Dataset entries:
>>>

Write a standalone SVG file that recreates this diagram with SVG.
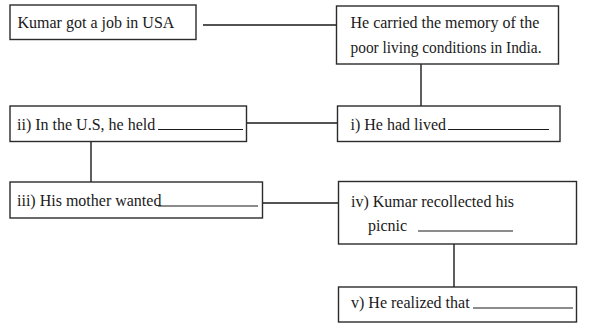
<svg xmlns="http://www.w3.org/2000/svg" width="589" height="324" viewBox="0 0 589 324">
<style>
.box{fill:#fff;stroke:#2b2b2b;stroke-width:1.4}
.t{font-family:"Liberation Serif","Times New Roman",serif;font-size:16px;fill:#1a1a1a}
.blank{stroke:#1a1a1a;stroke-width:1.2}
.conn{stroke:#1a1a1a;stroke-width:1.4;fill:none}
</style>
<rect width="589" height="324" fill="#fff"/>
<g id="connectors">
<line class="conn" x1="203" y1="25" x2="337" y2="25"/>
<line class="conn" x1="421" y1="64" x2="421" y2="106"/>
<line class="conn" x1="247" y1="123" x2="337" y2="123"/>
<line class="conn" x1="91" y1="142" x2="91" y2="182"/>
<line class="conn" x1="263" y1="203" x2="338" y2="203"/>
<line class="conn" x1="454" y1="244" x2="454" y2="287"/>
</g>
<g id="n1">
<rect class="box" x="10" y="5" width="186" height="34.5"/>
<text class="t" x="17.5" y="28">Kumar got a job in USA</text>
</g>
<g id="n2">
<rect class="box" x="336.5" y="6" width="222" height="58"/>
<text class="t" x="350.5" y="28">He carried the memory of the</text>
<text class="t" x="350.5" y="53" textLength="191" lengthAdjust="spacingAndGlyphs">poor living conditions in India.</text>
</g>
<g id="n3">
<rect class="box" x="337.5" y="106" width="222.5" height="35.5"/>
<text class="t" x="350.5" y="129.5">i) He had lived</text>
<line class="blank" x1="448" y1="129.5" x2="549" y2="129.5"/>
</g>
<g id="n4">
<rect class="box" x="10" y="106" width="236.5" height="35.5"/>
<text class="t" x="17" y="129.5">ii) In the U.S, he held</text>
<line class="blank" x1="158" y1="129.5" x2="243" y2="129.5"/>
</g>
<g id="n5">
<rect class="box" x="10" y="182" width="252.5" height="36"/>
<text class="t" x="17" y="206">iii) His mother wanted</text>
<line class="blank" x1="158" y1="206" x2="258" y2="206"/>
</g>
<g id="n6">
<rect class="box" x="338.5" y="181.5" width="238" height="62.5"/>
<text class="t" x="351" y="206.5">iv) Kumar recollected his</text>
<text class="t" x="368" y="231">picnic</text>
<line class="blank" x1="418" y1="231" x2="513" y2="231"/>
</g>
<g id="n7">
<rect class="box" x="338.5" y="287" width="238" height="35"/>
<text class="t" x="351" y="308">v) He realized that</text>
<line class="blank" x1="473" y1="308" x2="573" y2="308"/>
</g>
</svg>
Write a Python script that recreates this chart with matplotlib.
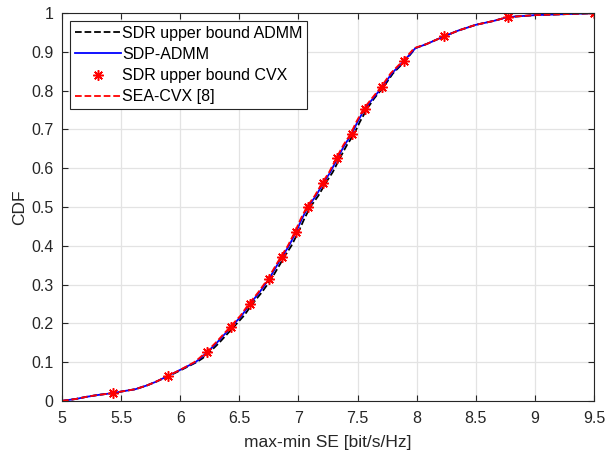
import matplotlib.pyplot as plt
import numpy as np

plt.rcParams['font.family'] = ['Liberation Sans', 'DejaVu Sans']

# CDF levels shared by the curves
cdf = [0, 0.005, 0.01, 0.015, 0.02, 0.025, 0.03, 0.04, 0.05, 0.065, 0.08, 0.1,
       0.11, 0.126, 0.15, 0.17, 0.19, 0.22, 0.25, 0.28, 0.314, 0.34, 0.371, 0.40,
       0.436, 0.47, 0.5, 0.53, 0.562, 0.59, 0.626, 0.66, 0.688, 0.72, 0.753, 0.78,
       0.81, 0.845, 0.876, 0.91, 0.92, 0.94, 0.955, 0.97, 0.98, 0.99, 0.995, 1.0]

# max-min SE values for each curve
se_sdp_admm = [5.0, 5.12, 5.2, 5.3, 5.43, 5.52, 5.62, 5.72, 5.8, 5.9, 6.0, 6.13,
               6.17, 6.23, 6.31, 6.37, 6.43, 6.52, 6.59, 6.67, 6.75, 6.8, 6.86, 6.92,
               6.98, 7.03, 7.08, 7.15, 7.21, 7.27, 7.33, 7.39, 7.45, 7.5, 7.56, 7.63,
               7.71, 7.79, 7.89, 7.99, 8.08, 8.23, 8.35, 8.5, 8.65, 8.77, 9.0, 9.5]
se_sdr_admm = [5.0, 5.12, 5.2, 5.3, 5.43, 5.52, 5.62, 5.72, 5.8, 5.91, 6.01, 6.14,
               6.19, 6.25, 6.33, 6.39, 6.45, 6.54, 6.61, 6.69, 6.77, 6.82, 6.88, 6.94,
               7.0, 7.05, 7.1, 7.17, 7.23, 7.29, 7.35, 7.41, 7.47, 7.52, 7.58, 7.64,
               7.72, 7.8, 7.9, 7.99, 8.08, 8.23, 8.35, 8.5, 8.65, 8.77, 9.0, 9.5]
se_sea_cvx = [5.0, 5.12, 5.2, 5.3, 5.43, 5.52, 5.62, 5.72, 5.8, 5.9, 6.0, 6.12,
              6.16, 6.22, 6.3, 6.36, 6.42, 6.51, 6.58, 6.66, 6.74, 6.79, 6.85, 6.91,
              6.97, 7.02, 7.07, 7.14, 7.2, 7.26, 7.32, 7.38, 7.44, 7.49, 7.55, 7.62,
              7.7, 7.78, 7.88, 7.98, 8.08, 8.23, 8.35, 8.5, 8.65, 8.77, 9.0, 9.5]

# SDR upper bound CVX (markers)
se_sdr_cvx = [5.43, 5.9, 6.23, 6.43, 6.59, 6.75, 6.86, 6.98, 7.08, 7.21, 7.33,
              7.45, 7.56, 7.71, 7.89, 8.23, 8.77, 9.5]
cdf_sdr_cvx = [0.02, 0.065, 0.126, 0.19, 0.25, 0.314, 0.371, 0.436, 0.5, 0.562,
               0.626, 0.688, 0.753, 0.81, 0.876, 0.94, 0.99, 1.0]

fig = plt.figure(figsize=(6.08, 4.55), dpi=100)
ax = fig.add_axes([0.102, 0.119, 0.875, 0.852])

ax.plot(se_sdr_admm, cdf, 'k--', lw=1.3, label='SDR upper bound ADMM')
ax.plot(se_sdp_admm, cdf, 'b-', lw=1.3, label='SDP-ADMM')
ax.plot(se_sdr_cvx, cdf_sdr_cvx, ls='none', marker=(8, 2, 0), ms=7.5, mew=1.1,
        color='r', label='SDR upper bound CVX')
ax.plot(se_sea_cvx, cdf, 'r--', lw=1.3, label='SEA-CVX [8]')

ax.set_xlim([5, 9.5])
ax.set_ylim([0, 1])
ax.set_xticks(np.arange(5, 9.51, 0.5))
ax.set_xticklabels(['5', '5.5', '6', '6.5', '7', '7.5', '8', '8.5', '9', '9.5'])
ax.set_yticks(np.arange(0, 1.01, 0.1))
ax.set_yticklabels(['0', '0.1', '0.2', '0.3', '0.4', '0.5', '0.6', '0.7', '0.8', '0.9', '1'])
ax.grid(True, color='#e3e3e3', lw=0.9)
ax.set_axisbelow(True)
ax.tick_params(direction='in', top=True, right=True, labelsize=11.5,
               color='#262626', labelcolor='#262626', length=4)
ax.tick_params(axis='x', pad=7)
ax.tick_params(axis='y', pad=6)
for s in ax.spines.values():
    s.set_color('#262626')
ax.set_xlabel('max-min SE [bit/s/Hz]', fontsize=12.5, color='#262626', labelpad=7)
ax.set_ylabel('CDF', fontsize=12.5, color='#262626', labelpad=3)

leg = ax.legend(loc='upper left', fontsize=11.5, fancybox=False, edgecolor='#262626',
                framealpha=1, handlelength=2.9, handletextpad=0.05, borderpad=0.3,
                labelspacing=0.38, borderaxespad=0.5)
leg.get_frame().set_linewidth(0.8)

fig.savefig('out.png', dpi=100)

<<<

▶ Objective
Reproduce nothing but the lines from the one with "Write a Python" to the one with "0.99, 0.995, 1.0]", both lines included, and keep every picture out of the copy.

▶ Answer
Write a Python script that recreates this chart with matplotlib.
import matplotlib.pyplot as plt
import numpy as np

plt.rcParams['font.family'] = ['Liberation Sans', 'DejaVu Sans']

# CDF levels shared by the curves
cdf = [0, 0.005, 0.01, 0.015, 0.02, 0.025, 0.03, 0.04, 0.05, 0.065, 0.08, 0.1,
       0.11, 0.126, 0.15, 0.17, 0.19, 0.22, 0.25, 0.28, 0.314, 0.34, 0.371, 0.40,
       0.436, 0.47, 0.5, 0.53, 0.562, 0.59, 0.626, 0.66, 0.688, 0.72, 0.753, 0.78,
       0.81, 0.845, 0.876, 0.91, 0.92, 0.94, 0.955, 0.97, 0.98, 0.99, 0.995, 1.0]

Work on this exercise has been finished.